Traditional banking analytics relied on backward-looking metrics — transaction volumes, account balances, and historical default rates. Predictive models flip this paradigm by forecasting future behavior. A bank using TAZI's platform, for example, can identify which business banking clients are likely to need a line of credit increase in the next 90 days, allowing relationship managers to proactively offer solutions rather than waiting for the client to shop competitors.
The data infrastructure required for effective predictive analytics has also matured considerably. Cloud-native data warehouses, real-time event streaming, and federated learning techniques now allow banks to build comprehensive customer profiles while maintaining strict compliance with data privacy regulations. This means predictive models can incorporate signals from transaction data, digital engagement patterns, and external market indicators without compromising customer trust.
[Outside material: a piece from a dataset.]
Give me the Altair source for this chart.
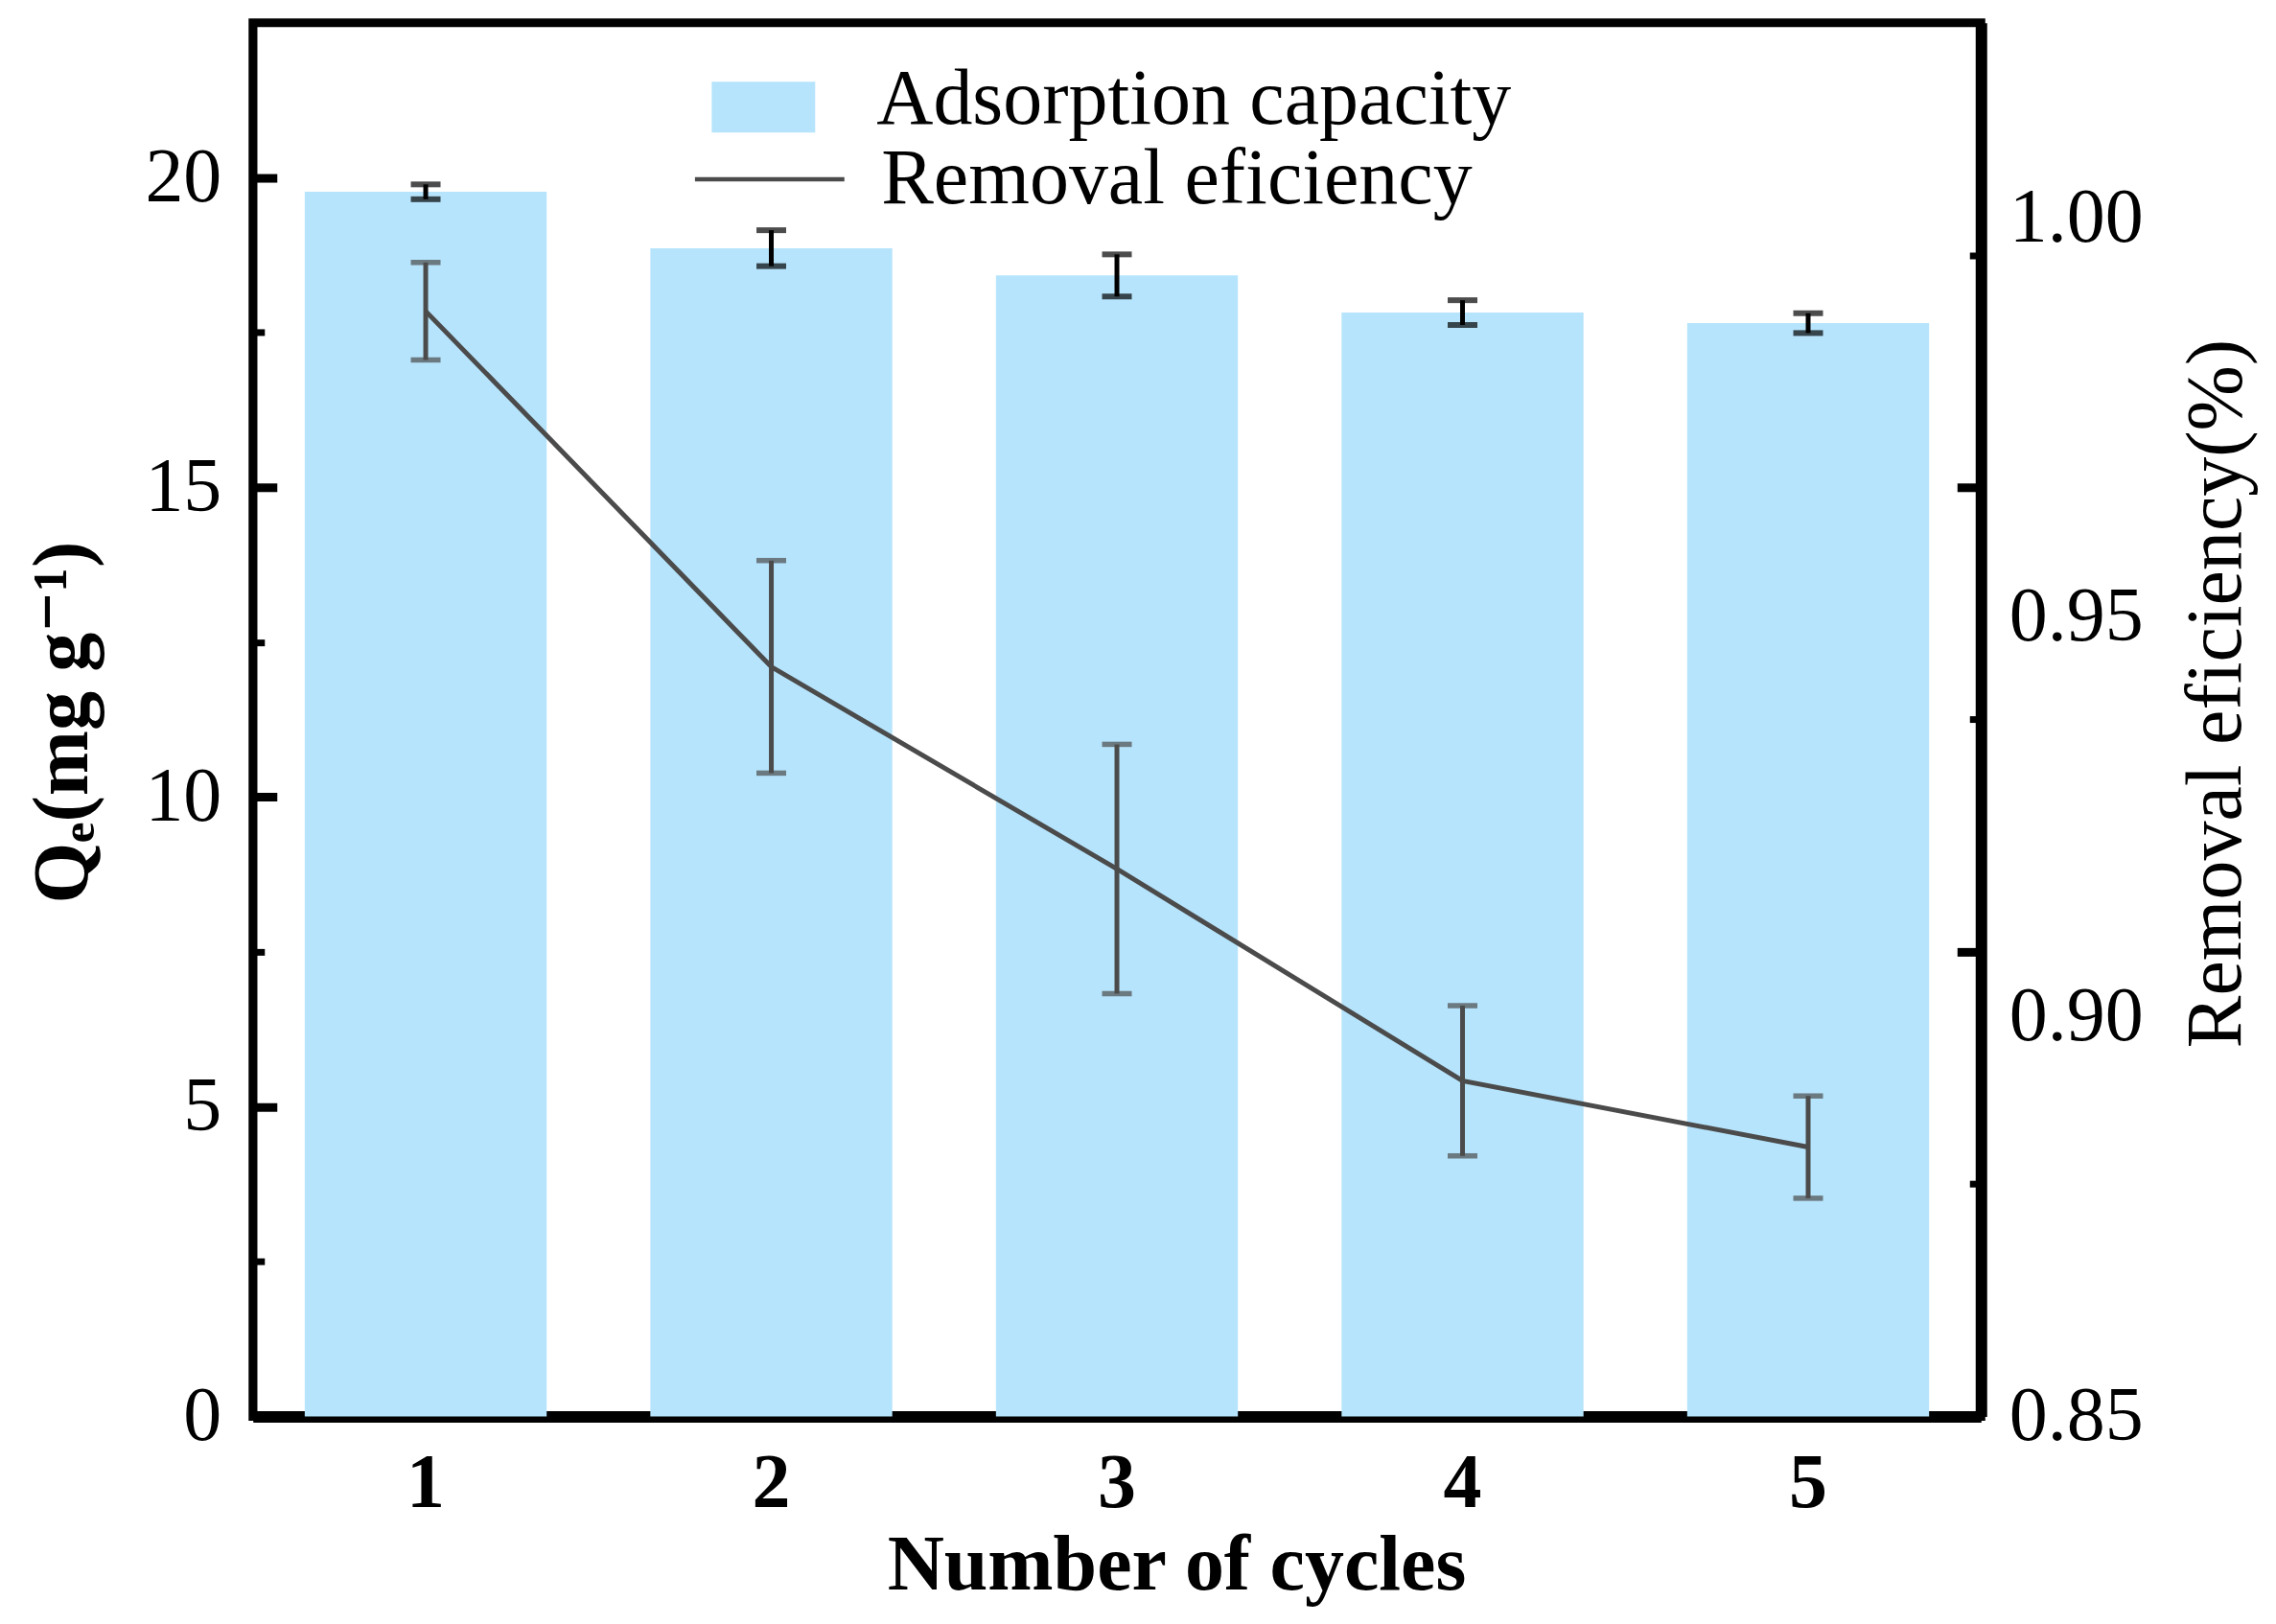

Perhaps most exciting is the democratization of these capabilities. What was once the exclusive domain of the largest global banks is now accessible to regional and community institutions through platform solutions. As predictive analytics becomes table stakes, the competitive advantage will shift from having the technology to using it effectively — embedding AI-driven insights into every customer touchpoint and operational decision across the organization.